Contatti
Persone Paola Angeletti

Addio command and control, oggi vince l’ascolto

, di Andrea Celauro
Alla luce della sua esperienza manageriale, Paola Angeletti, Chief Sustainability Officer di Intesa Sanpaolo, discute di inclusione e stili di leadership

Inclusione: facile parlarne, ma sono le azioni concrete che fanno la differenza. “Spesso è associata alla parola ‘diversità’, ma questa è un fatto, mentre l’inclusione è un atto”, spiega Paola Angeletti, alumna Bocconi e Chief Sustainability Officer di Intesa Sanpaolo. “Per creare un ambiente di lavoro inclusivo non basta accogliere tutti, ma bisogna saper valorizzare le persone. Cosa che, tra l’altro, per le aziende oggi non è solo una questione di etica, ma è una scelta economicamente vantaggiosa: in un mondo in cui i talenti scarseggiano, escludere quelli che non si uniformano al nostro paradigma rappresenta uno spreco di risorse”.

Questa consapevolezza in Paola Angeletti è maturata grazie alle tappe della sua carriera professionale: dalle prime esperienze in consulenza e in banca d’affari, al passaggio all’M&A di Intesa; dalla responsabilità di tutte le banche estere del Gruppo, a quella di tutto l’HR (e dell’organizzazione, della sicurezza, salute e comunicazione interna) in qualità di COO. Fino al ruolo attuale di CSO, nel quale è a capo di tutte le iniziative che spaziano da quelle per il miglioramento dell’impatto ambientale – il Gruppo si è dato target precisi sia per le proprie emissioni dirette che per le emissioni cosiddette ‘finanziate’ – fino alle iniziative artistiche e culturali (Intesa negli anni ha aperto quattro diversi musei) e a quelle ad alto impatto sociale. O, ancora, alle attività legate alla promozione di un ambiente favorevole all’innovazione, attraverso le attività di incontro e relazione tra imprese e startup.

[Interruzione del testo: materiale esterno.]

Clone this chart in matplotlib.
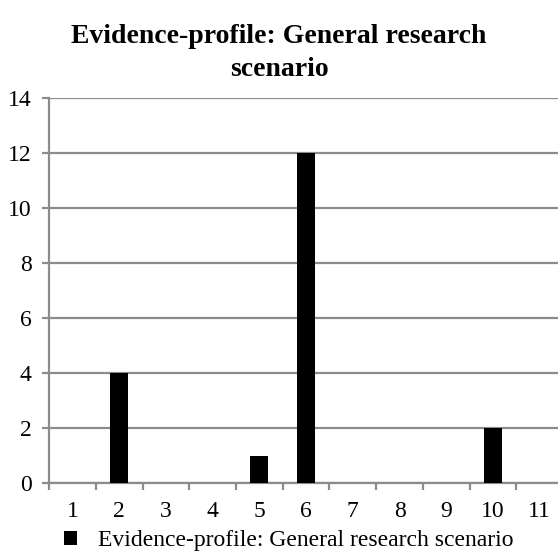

Un bagaglio di esperienze manageriali di alto profilo che ha permesso a Paola di avere una visione precisa anche su ciò che significa leadership e se esista o meno un modello di leadership più prettamente femminile. “Mi piacerebbe che questa domanda fosse rivolta anche agli uomini, ogni tanto. Io ricopro questo ruolo da persona, non da donna”, sottolinea Paola. “Però, se mi guardo indietro, ricordo che quando sono stata nominata c-level ero l’unica donna, mentre oggi ce ne sono altre cinque”, racconta Paola. Ciò che ha fatto la differenza è stato anche il suo impegno nel cercare di creare le giuste condizioni per far emergere più talenti femminili. “Con la legge Golfo-Mosca abbiamo ottenuto grandi risultati, come Paese, nell’aumentare la presenza femminile nei cda. Tuttavia, nel management lo sviluppo è stato molto più lento. Qui quello che serve è creare la pipeline, le giuste condizioni affinché i talenti non si perdano per strada”.

Sugli stili di leadership, poi, aggiunge: “Non penso che esista uno stile di leadership prettamente femminile diverso da quello maschile. Penso che esistano stili che funzionano meglio e stili che funzionano peggio”, spiega. Uno stile più prettamante ‘command and control’, ad esempio, “è ormai passato di moda, sebbene oggi stia un po’ tornando in certi ambienti”, sottolinea Angeletti. È uno stile “che oggi, in un mondo in continua evoluzione, non è utile alle aziende di successo, perché assicura risultati solo nel breve periodo”. E qui si torna al tema iniziale, quello dell’inclusione: “Una leadership che prepara l’azienda al cambiamento deve invece essere basata sull’ascolto e sul coinvolgimento. E così poi è più facile far emergere idee innovative”.

Alla luce di tutto questo, Paola si sente di dare un piccolo consiglio alle ragazze: “Le opportunità non cadono dal cielo. Bisogna avere una buona dose di fiducia in se stesse e mettersi in gioco. Soprattutto, non bisogna più pensare che le occasioni capitino solo agli uomini o ai raccomandati. Bisogna buttarsi”.